Costuma-se dizer que Deus escreve certo por linhas tortas, mas ainda que seja um dito tradicional e popular, que usamos quando algo não corre tão bem, como uma espécie de consolação, a verdade é que é difícil para nós integrar e compreender os momentos mais desafiadores da nossa jornada. Se os acontecimentos mais simpáticos e, digamos, bons são fáceis de viver, são vistos com um coração aberto e feliz, os difíceis, os maus, os que nos fazem tropeçar e nos colocam escolhas difíceis, muitas vezes recusamos e sentimos como mais um problema, mais um tropeção, mais uma queda, recusando-nos a vê-los como são e, em suma, a potenciarmos a gratidão para com eles.
A gratidão é um bálsamo que, não justificando coisa alguma, auxilia-nos a elevar uma experiência, uma vivência, uma situação. A gratidão é um alimento poderoso, que, perante as simples coisas do dia-a-dia, nos dá alento para ir mais longe e, perante as mais dolorosas, cura e cicatriza as feridas.

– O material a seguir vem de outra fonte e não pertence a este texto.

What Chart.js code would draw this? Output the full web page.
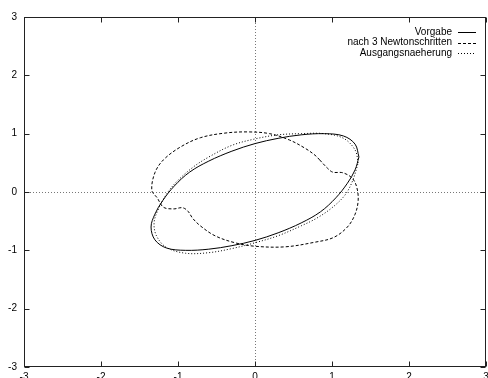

Por isso, facilmente, incentivamos quem vive momentos difíceis a trabalhar a gratidão, a tentar compreender o lado mais luminoso dum problema. Muitas vezes, tal é feito de forma errada, sem compreender que não o podemos fazer sem viver o problema, que a gratidão não pode servir como uma máscara bonita que pomos numa coisa feia, que ela tem de ser profundamente vivida nos nossos corações.

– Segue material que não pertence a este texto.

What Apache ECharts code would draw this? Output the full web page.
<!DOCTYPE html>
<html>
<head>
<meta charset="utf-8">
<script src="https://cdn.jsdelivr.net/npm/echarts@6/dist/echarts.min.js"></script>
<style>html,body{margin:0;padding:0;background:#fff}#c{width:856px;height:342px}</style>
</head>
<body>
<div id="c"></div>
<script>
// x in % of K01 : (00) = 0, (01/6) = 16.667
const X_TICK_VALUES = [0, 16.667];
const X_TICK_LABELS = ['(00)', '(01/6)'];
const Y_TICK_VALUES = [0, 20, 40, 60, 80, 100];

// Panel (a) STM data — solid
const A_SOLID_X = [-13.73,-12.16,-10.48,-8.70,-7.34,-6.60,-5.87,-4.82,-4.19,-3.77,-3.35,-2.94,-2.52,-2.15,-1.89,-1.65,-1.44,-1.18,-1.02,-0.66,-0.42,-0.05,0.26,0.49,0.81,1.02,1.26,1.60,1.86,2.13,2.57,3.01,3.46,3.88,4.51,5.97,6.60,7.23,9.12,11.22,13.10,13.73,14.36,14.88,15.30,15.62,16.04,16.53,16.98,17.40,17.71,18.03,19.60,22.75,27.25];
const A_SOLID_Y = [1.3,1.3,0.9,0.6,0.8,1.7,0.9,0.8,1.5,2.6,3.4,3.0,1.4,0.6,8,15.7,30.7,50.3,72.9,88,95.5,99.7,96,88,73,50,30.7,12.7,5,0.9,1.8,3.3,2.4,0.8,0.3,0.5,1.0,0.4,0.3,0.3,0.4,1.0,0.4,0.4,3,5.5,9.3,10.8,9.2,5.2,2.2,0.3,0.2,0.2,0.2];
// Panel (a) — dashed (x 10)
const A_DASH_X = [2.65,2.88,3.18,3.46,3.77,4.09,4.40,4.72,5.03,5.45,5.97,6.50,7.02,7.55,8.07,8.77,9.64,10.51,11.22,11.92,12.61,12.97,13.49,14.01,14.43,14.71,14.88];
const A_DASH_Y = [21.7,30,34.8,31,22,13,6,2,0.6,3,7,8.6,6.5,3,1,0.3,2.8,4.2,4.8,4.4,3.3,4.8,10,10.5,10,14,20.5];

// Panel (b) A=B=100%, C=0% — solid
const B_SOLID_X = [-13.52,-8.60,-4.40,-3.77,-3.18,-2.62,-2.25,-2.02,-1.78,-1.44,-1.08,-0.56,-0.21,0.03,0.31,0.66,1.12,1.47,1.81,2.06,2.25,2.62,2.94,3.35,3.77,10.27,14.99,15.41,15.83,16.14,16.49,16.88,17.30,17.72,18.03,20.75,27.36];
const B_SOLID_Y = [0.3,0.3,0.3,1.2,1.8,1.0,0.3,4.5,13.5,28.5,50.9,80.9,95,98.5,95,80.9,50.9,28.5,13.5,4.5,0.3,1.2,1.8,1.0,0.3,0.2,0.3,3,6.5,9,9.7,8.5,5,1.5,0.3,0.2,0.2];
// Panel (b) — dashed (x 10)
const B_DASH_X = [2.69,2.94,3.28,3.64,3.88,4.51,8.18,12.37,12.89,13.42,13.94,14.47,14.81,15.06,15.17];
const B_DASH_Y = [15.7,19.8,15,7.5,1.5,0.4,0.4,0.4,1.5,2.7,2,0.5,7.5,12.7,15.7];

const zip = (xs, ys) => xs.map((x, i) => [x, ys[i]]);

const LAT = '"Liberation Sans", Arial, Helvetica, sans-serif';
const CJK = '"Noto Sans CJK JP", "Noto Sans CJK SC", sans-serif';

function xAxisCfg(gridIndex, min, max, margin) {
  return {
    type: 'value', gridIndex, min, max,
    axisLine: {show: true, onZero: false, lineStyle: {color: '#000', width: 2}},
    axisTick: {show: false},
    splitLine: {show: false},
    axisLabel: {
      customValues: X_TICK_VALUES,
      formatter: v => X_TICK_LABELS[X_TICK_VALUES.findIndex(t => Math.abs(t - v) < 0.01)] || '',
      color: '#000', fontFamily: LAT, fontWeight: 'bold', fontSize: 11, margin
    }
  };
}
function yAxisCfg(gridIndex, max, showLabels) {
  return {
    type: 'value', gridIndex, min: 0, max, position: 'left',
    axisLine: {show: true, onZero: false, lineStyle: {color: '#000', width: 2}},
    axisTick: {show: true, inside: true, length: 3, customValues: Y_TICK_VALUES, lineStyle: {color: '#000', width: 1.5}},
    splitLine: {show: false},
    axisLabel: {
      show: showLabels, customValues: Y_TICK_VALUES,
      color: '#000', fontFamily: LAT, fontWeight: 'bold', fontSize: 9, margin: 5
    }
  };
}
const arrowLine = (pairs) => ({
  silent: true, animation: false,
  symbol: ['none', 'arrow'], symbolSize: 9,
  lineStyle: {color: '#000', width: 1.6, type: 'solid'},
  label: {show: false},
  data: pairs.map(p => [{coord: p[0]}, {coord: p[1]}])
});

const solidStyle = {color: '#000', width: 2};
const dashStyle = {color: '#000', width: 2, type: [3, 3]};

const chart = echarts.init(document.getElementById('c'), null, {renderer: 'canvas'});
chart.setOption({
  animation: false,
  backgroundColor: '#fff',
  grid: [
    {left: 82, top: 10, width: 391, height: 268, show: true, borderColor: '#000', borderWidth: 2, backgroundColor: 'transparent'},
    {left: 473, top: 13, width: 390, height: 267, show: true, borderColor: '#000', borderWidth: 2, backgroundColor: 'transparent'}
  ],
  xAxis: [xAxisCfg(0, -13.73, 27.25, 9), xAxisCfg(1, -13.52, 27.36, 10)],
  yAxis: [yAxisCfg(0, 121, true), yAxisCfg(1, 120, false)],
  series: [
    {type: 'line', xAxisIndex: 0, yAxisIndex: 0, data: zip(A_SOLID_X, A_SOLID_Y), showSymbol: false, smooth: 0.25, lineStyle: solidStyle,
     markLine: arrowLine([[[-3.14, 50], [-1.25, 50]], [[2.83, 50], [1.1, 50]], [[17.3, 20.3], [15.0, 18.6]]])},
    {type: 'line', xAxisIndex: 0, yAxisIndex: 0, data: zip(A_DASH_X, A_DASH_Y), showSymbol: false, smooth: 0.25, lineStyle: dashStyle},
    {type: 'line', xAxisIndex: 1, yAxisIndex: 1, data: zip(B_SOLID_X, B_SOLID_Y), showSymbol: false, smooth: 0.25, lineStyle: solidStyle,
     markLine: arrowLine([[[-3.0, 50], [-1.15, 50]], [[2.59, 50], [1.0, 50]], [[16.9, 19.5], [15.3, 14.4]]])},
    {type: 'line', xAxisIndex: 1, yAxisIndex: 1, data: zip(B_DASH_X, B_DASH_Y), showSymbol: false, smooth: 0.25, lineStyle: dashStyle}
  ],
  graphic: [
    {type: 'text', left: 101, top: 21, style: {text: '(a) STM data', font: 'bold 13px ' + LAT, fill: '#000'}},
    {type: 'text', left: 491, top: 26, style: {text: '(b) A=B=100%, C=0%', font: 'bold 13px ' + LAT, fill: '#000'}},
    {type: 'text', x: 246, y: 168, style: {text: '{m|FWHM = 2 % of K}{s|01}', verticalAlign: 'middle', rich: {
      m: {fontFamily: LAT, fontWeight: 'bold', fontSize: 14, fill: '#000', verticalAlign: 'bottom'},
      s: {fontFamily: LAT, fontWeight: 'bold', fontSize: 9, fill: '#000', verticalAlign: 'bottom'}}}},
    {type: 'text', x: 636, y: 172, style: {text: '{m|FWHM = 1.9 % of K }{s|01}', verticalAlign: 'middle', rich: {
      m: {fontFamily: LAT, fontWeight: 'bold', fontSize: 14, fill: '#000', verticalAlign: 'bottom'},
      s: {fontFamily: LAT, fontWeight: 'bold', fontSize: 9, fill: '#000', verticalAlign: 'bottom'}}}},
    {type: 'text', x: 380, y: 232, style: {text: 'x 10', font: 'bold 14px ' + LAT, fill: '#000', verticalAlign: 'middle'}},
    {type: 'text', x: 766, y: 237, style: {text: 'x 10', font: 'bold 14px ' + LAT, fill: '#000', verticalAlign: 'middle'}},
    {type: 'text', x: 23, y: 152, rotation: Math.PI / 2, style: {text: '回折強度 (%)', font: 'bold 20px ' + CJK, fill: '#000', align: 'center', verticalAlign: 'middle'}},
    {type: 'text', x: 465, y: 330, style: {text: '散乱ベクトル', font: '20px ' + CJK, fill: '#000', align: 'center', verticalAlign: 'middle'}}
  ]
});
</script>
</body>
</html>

Se cada um de nós fizer um pequeno exame de consciência vai compreender que maior parte das coisas que vivemos, literalmente, em termos de gratidão, passa-nos ao lado. Como bons humanos que somos, tomamos o que é simpático como adquirido e esquecemo-nos que essas coisas tiveram um caminho que levou até elas, que esse caminho, por vezes, foi duro também, e que, por isso, também elas merecem a nossa gratidão. Não nos recordamos, grande parte de nós, de olhar a vida, o simples acto de respirar, de sentir o coração bater, com a devida gratidão. Não nos recordamos de sentir o levantar da cama e ver o mundo lá fora, as plantas, os animais, com a intensa gratidão que lhes é merecida. Pelo contrário, levantamo-nos e entramos no ritmo alucinante, se estiver a chover reclamamos, se for segunda-feira reclamamos, esquecendo que todos os dias, todos os momentos, todas as situações, nos são dadas com a mesma intenção: viver.
Quando não somos capazes de ser gratos pelas mais pequenas coisas, alimentamos em nós a sobrevivência, não nos sentimos merecedores de mais, de vida, de prosperidade, de alegria, paz ou amor. Se não somos capazes de ver que abrir os olhos a cada manhã é uma dádiva de vida, como seremos capazes de reconhecer devidamente a porta que nos é aberta no caminho? Da mesma forma, se não somos capazes de ver nas mais pequenas coisas a sua essência, então não poderemos olhar para as difíceis e desafiadoras e sentir a verdadeira razão da sua passagem ou existência nas nossas vidas. Dessa forma, quando tentamos sentir gratidão pelas coisas menos boas, na verdade, apenas mascaramos uma realidade, apenas tomamos um comprimido para aliviar uma dor, sem a tratar e sem entender porque ela surgiu e qual o seu propósito.
A gratidão é um bálsamo de cura nas nossas vidas, mas, para tal, temos de nos permitir viver cada situação como ela é, libertar as emoções que nela estão contidas, encarar a realidade, sentir a revolta, a mágoa e tudo o que de mais negro poderá existir. Como uma ferida que temos, não podemos pôr um creme sem antes a limpar e desinfectar, não podemos simplesmente por um penso quando a ferida está cheia de pus e de sujidade. Só depois de a limpar é que podemos colocar o medicamento e o penso, e da mesma forma, só quando conseguimos ver, sentir e nos confrontarmos com o que existe em nós é que somos capazes de poder agradecer à mais dura e difícil situação que é vivida, compreendendo o seu papel no nosso caminho, o enorme degrau que ela representa e que nos eleva, a gigantesca porta que ela nos abre. São as mais difíceis batalhas as que nos permitem conquistar os maiores tesouros, mas se nelas vivermos imbuídos em raivas, mágoas e revoltas, e se esses mesmos sentimentos mascararmos e escondermos, tornando tudo perfeito e luminoso, então viveremos a ilusão de termos alcançado a aprendizagem e vamo-nos convencer da gratidão, em vez de, verdadeiramente, a sentir nos nossos corações.